オルタナティヴ・ロックがアンダーグラウンドなものだった時代は終わったのだなあと、良いことに決まってるのだけれども、ちょっとだけ寂しくも思った。
Disarm
2ndアルバム『サイアミーズ・ドリーム』収録の、シリアスなバラード。
「僕の中の殺人者は、君の中の殺人者。この微笑みを君に送るよ」と歌う、ビリーのちょっとヤバいところが出た曲。
ていうか、もともとスマパンのそういうところがいいのだけど。
わたしは彼らのアルバムではこの2ndがいちばん好きだ。
Siva
スマパンはインディ・レーベルからシングルを2枚出した後、1991年5月に1stアルバム『ギッシュ』でメジャー・デビューした。この曲はそのアルバムからのシングルである。
オルタナ系らしからぬ、高度な技術と楽曲の高い完成度、4人の息がぴったり合った精密なグルーヴに圧倒されたものだ。
Cherub Rock
2nd『サイアミーズ・ドリーム』のオープニングを飾る曲。
CDを聴き始めてもうこの1曲目で1stからの大きな飛躍と成長を感じ、アッと驚いてそのまま後方へでんぐり返ったほどだった。

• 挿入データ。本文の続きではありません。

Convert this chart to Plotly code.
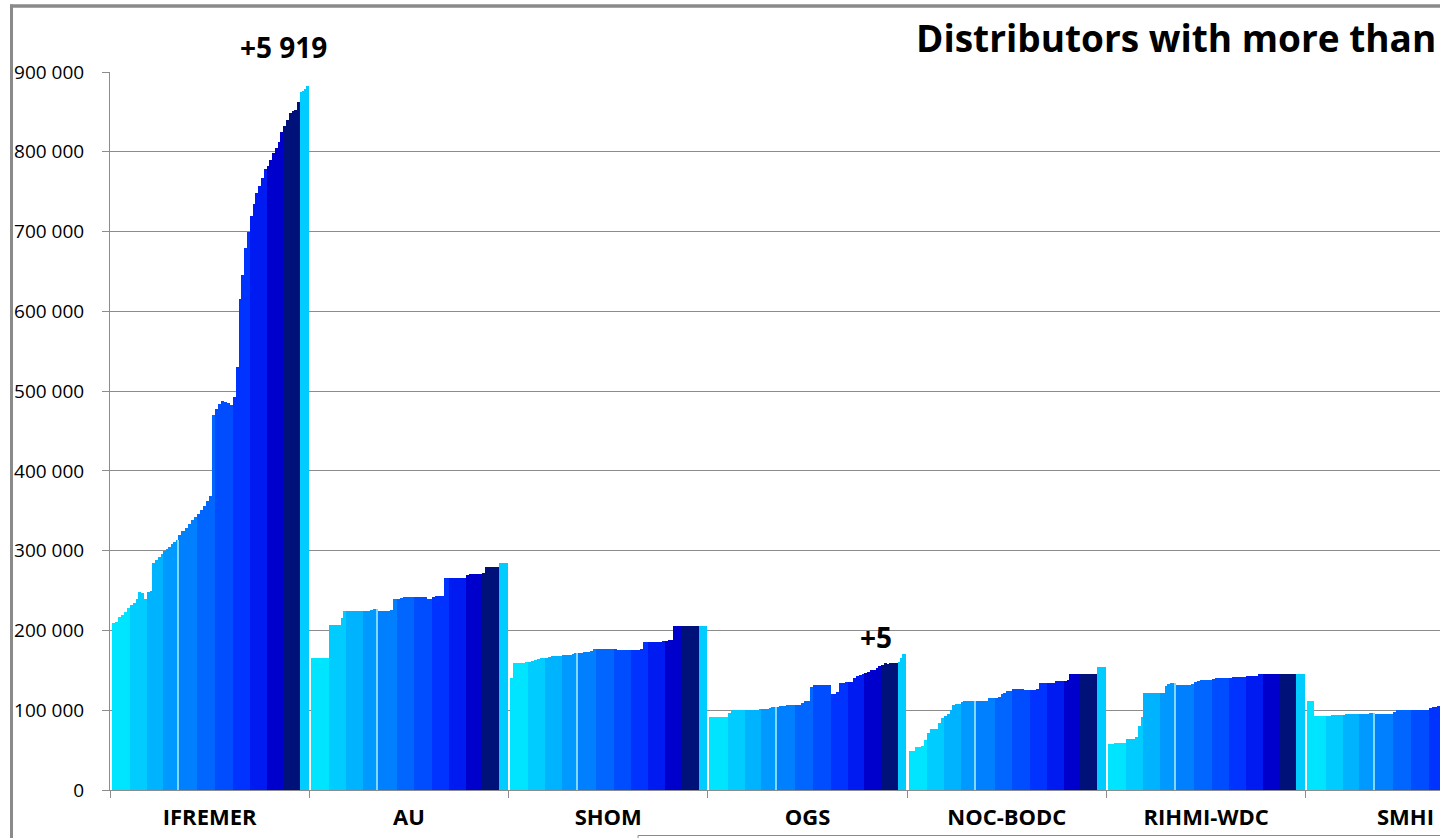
import plotly.graph_objects as go

# ---------------- data (values in thousands) ----------------
categories = ["IFREMER", "AU", "SHOM", "OGS", "NOC-BODC", "RIHMI-WDC", "SMHI"]

ifremer_bands = [
    [209, 210, 217, 219, 223, 228],
    [232, 235, 240, 248, 247, 240],
    [248, 249, 284, 288, 292, 296],
    [299, 302, 305, 308, 311, 313],
    [320, 325, 329, 333, 338, 342],
    [346, 351, 356, 362, 368, 470],
    [478, 484, 487, 486, 485, 482],
    [492, 530, 615, 645, 680, 700],
    [720, 735, 748, 757, 767, 778],
    [782, 790, 798, 805, 812, 825],
    [832, 840, 848, 851, 853, 862],
]
ifremer_final = [875, 876, 879, 882]

au_bands = [
    [166, 166, 166, 166, 166, 166],
    [207, 207, 207, 207, 215, 224],
    [224, 224, 224, 225, 225, 225],
    [225, 225, 225, 226, 227, 227],
    [225, 225, 225, 225, 226, 239],
    [240, 241, 242, 242, 242, 242],
    [242, 242, 242, 242, 240, 240],
    [242, 243, 243, 243, 266, 266],
    [266, 266, 266, 266, 266, 266],
    [269, 271, 271, 271, 271, 271],
    [272, 280, 280, 280, 280, 280],
]
au_final = [285, 285, 285, 285]

shom_bands = [
    [140, 159, 159, 159, 159, 160],
    [161, 162, 163, 164, 165, 165],
    [166, 167, 168, 168, 168, 168],
    [169, 169, 169, 169, 170, 172],
    [172, 172, 173, 173, 174, 177],
    [177, 177, 177, 177, 177, 177],
    [177, 176, 175, 175, 175, 175],
    [176, 176, 176, 177, 185, 185],
    [185, 185, 185, 185, 185, 187],
    [187, 188, 188, 205, 205, 205],
    [205, 205, 205, 205, 205, 205],
]
shom_final = [205, 205, 205, 205]

ogs_bands = [
    [91, 91, 91, 92, 92, 92],
    [96, 100, 100, 100, 100, 100],
    [100, 100, 100, 100, 100, 101],
    [102, 102, 102, 103, 104, 104],
    [104, 105, 105, 106, 106, 106],
    [107, 107, 109, 111, 112, 129],
    [131, 131, 131, 131, 131, 131],
    [120, 120, 123, 134, 134, 135],
    [135, 136, 141, 143, 144, 145],
    [147, 148, 150, 151, 153, 156],
    [157, 159, 158, 159, 159, 159],
]
ogs_final = [161, 166, 170, 171]

noc_bands = [
    [49, 49, 54, 54, 55, 63],
    [72, 76, 76, 77, 84, 90],
    [93, 95, 100, 107, 108, 108],
    [110, 111, 111, 111, 111, 111],
    [111, 111, 111, 112, 115, 115],
    [115, 116, 120, 121, 124, 124],
    [126, 126, 126, 126, 125, 125],
    [125, 125, 126, 134, 134, 134],
    [134, 134, 134, 137, 137, 137],
    [137, 138, 145, 145, 145, 145],
    [146, 146, 146, 146, 146, 146],
]
noc_final = [154, 154, 154, 154]

rihmi_bands = [
    [58, 58, 59, 59, 59, 59],
    [64, 64, 64, 66, 80, 92],
    [121, 121, 121, 121, 121, 121],
    [121, 121, 130, 133, 134, 134],
    [132, 132, 132, 132, 132, 133],
    [136, 137, 138, 138, 138, 138],
    [139, 140, 140, 140, 140, 140],
    [141, 142, 142, 142, 142, 142],
    [143, 143, 143, 143, 145, 145],
    [145, 145, 145, 145, 145, 145],
    [145, 145, 145, 145, 145, 145],
]
rihmi_final = [145, 145, 145, 145]

smhi_bands = [
    [111, 111, 93, 93, 93, 93],
    [93, 93, 94, 94, 94, 94],
    [94, 95, 95, 95, 95, 95],
    [95, 95, 95, 95, 96, 96],
    [95, 95, 95, 95, 95, 95],
    [98, 100, 100, 100, 100, 100],
    [100, 100, 100, 100, 100, 100],
    [103, 104, 104, 105, 105, 105],
]
smhi_final = []

all_bands = [ifremer_bands, au_bands, shom_bands, ogs_bands, noc_bands, rihmi_bands, smhi_bands]
all_finals = [ifremer_final, au_final, shom_final, ogs_final, noc_final, rihmi_final, smhi_final]

y_tickvals = [0, 100000, 200000, 300000, 400000, 500000, 600000, 700000, 800000, 900000]
y_ticktext = ["0", "100 000", "200 000", "300 000", "400 000", "500 000",
              "600 000", "700 000", "800 000", "900 000"]

annotation_texts = ["+5 919", "+5"]
title_text = "Distributors with more than"

# ---------------- styling / layout constants ----------------
band_colors = ["#00E5FF", "#00CCFF", "#00B3FF", "#0099FF", "#0080FF", "#0066FF",
               "#004DFF", "#0033FF", "#001AF2", "#0000CC", "#00127A"]
final_color = "#00CCFF"
seam_color = "#80D8FF"

W, H = 1440, 838
PL, PT, PLOT_BOTTOM = 110, 72, 790
PB = H - PLOT_BOTTOM
CAT_PX = 199.3
band_edges_px = [1.7, 20.0, 37.0, 53.5, 68.2, 87.5, 105.3, 123.0, 140.0, 156.7, 173.3, 190.0]
final_end_px = 198.5

xs, ys, ws, cs = [], [], [], []
for ci, bands in enumerate(all_bands):
    for bi, vals in enumerate(bands):
        x0 = ci + band_edges_px[bi] / CAT_PX
        x1 = ci + band_edges_px[bi + 1] / CAT_PX
        n = len(vals)
        w = (x1 - x0) / n
        for k, v in enumerate(vals):
            xs.append(x0 + (k + 0.5) * w)
            ys.append(v * 1000)
            ws.append(w * 1.08)
            cs.append(band_colors[bi])
    fin = all_finals[ci]
    if fin:
        x0 = ci + band_edges_px[11] / CAT_PX
        x1 = ci + final_end_px / CAT_PX
        w = (x1 - x0) / len(fin)
        for k, v in enumerate(fin):
            xs.append(x0 + (k + 0.5) * w)
            ys.append(v * 1000)
            ws.append(w * 1.05 if k < len(fin) - 1 else w)
            cs.append(final_color)

seam_x, seam_y = [], []
for ci, bands in enumerate(all_bands):
    if len(bands) > 4:
        seam_x.append(ci + band_edges_px[4] / CAT_PX)
        seam_y.append(bands[3][-1] * 1000)

fig = go.Figure()
fig.add_trace(go.Bar(x=xs, y=ys, width=ws, marker=dict(color=cs, line=dict(width=0)),
                     hoverinfo="y", showlegend=False))
fig.add_trace(go.Bar(x=seam_x, y=seam_y, width=[1.2 / CAT_PX] * len(seam_x),
                     marker=dict(color=seam_color, line=dict(width=0)),
                     hoverinfo="skip", showlegend=False))

x_max = (W - PL) / CAT_PX

fig.update_layout(
    width=W, height=H,
    margin=dict(l=PL, r=0, t=PT, b=PB, pad=0),
    paper_bgcolor="white", plot_bgcolor="white",
    barmode="overlay", bargap=0,
    font=dict(family="Open Sans, Liberation Sans, sans-serif", color="black"),
    xaxis=dict(
        range=[0, x_max], showgrid=False, zeroline=False,
        showline=True, linecolor="#8c8c8c", linewidth=1,
        tickmode="array", tickvals=[i + 0.5 for i in range(len(categories))],
        ticktext=categories, ticks="", ticklabelstandoff=8,
        tickfont=dict(size=22, family="Open Sans, sans-serif", color="black", weight="bold"),
        minor=dict(tickmode="linear", tick0=0, dtick=1, ticks="outside", ticklen=7,
                   tickcolor="#8c8c8c", tickwidth=1, showgrid=False),
        fixedrange=True,
    ),
    yaxis=dict(
        range=[0, 900000], tickmode="array", tickvals=y_tickvals, ticktext=y_ticktext,
        showgrid=True, gridcolor="#8c8c8c", gridwidth=1, zeroline=False,
        showline=True, linecolor="#8c8c8c", linewidth=1,
        ticks="outside", ticklen=7, tickcolor="#8c8c8c", ticklabelstandoff=14,
        tickfont=dict(size=19, family="Open Sans, sans-serif", color="black"),
        fixedrange=True,
    ),
)

def px_to_paper_x(px):
    return (px - PL) / (W - PL)

def px_to_paper_y(py):
    return (PLOT_BOTTOM - py) / (PLOT_BOTTOM - PT)

fig.add_annotation(text=title_text, xref="paper", yref="paper",
                   x=px_to_paper_x(1438), y=px_to_paper_y(37), xanchor="right", yanchor="middle",
                   showarrow=False, font=dict(size=37, color="black", weight="bold"))
fig.add_annotation(text=annotation_texts[0], xref="paper", yref="paper",
                   x=px_to_paper_x(283.5), y=px_to_paper_y(47), xanchor="center", yanchor="middle",
                   showarrow=False, font=dict(size=28, color="black", weight="bold"))
fig.add_annotation(text=annotation_texts[1], xref="paper", yref="paper",
                   x=px_to_paper_x(876), y=px_to_paper_y(637), xanchor="center", yanchor="middle",
                   showarrow=False, font=dict(size=28, color="black", weight="bold"))

border = "#8a8a8a"
fig.add_shape(type="line", xref="paper", yref="paper", layer="above",
              x0=px_to_paper_x(11.5), x1=px_to_paper_x(11.5), y0=px_to_paper_y(4.5), y1=px_to_paper_y(838),
              line=dict(color=border, width=3))
fig.add_shape(type="line", xref="paper", yref="paper", layer="above",
              x0=px_to_paper_x(10), x1=px_to_paper_x(1440), y0=px_to_paper_y(6), y1=px_to_paper_y(6),
              line=dict(color=border, width=3.5))
fig.add_shape(type="line", xref="paper", yref="paper", layer="above",
              x0=px_to_paper_x(638), x1=px_to_paper_x(1440), y0=px_to_paper_y(835.5), y1=px_to_paper_y(835.5),
              line=dict(color=border, width=1))
fig.add_shape(type="line", xref="paper", yref="paper", layer="above",
              x0=px_to_paper_x(638), x1=px_to_paper_x(638), y0=px_to_paper_y(835.5), y1=px_to_paper_y(838),
              line=dict(color=border, width=1))

fig.write_html("out.html", config={"displayModeBar": False},
               post_script="document.body.style.margin='0';document.body.style.overflow='hidden';")
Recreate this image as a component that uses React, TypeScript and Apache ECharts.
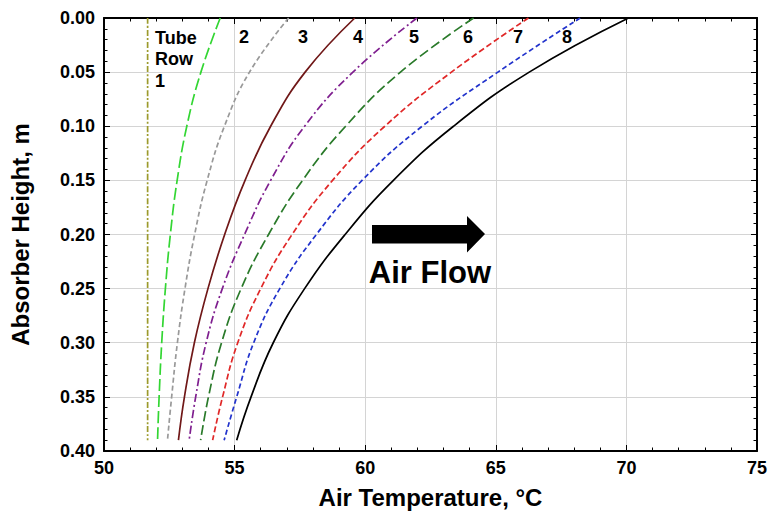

実は1stの『ギッシュ』は、めちゃくちゃ評価が高かったにもかかわらず、あまり売れず(全米146位)「次が正念場だ」と、ビリーもメンバーも必死だったらしい。
結果は全米10位という、特大ヒットに。めでたし、めでたし。
ZERO
『メロンコリーそして終りのない悲しみ』からのシングル。うねるようなギターとスマパンらしい一体感を感じるグルーヴが超カッコイイ。
このPVのダーシーの、またいつもと雰囲気の違う美しさがたまらない。
1979
『メロンコリーそして終りのない悲しみ』からのシングルで、全米12位と、彼らの最高位となった代表曲だ。
轟音ギターが封印された、シンプルで乾いたサウンドが新鮮だった。
わたしはこの曲がヒットした時に「ああ、もうグランジブームは終わったんだな」と、意外に速い、ロックシーンの移り変わりを実感したものだった。
Burry me
1st『ギッシュ』で完成させた、スマパン・グルーヴによる最高傑作。
わたしは1stではこの曲が1番好きだ。
動画は92年のレディング・フェスティヴァルの映像。
古い映像なので音はちょっと悪いけど、ビリーがギターの弦をブチ切りながら激しいパフォーマンスを繰り広げ、ダーシーは強靭なベースラインを弾きつつどこまでもクール・ビューティー、ドラムのジミーは最高にハイ・テンションだし、ジェームズは変な女装という、わたしの知る限りいちばんカッコいいスマパンのライヴ映像だ。
Today
『サイアミーズ・ドリーム』からのシングルで、米オルタナチャートで4位まで上昇した、彼らのブレイク作だ。あのグランジ・ブームを代表する1曲だった。
この光が明滅するような美しい響きのイントロ4小節を聴いただけで、一気に幸福だった1993年に連れ戻される。
なんて、当時はちっとも幸福だとは思っていなかっただろうけど、過ぎ去りし日々はなんだって幸福に思えてしまうものだ。
「今日は今までで最高の日。でも長くは続かないかもしれない。心が粉々になってしまうかもしれない」と歌う、半分病んだ心にも響く歌だ。